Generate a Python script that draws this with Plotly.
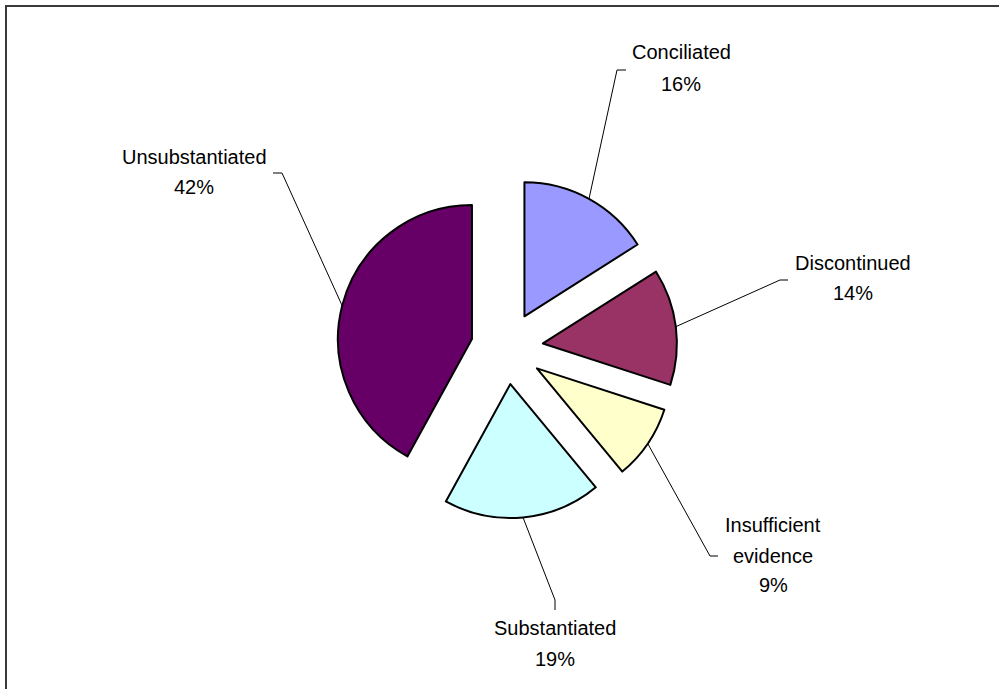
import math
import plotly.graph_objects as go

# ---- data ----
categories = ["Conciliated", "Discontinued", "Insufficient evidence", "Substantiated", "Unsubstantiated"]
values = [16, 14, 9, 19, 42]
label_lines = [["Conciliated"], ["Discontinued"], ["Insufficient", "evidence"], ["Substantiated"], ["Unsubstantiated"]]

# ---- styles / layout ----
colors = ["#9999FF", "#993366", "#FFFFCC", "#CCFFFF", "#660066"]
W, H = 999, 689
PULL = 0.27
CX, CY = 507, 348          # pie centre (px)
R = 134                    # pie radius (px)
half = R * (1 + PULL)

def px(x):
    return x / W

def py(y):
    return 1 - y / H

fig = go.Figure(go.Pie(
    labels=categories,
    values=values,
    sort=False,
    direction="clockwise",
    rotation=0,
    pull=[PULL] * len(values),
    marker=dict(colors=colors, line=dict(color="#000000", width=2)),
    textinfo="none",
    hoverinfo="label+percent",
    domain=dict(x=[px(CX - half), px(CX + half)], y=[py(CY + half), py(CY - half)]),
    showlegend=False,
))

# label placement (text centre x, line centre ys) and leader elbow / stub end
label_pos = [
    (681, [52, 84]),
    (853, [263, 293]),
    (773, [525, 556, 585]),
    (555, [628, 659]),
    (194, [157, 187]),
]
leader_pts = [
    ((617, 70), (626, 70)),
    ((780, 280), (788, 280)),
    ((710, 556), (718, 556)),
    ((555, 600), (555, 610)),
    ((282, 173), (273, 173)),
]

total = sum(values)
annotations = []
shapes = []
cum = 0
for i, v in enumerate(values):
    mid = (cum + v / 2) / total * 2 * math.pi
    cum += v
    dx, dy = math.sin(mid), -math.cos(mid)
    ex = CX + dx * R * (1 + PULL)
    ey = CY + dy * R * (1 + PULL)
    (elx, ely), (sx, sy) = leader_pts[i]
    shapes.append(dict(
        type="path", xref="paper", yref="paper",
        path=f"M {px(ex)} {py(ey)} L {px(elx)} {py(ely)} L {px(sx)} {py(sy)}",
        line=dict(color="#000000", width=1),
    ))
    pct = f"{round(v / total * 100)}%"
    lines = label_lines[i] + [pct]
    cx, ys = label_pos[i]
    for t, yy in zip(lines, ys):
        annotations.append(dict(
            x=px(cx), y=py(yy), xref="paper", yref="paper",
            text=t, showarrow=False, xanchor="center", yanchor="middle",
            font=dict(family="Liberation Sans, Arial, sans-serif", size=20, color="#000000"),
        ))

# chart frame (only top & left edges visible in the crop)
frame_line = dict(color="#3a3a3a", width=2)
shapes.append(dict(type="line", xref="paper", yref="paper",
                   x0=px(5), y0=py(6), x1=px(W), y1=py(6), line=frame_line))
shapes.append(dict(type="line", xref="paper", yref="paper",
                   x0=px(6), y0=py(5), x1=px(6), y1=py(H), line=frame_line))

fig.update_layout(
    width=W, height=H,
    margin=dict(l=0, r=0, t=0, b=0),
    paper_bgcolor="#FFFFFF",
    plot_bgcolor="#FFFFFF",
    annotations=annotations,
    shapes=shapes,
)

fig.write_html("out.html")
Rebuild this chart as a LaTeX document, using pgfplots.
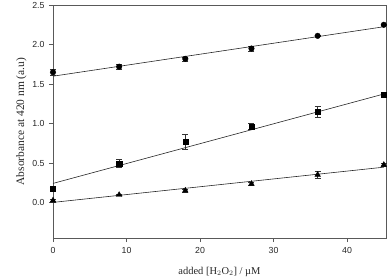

*-*-*

WHAT THE TASK ASKS: Determine how many lines in the listing above hold the string "this", then write only the number.

SOLUTION TO THE EXERCISE: 2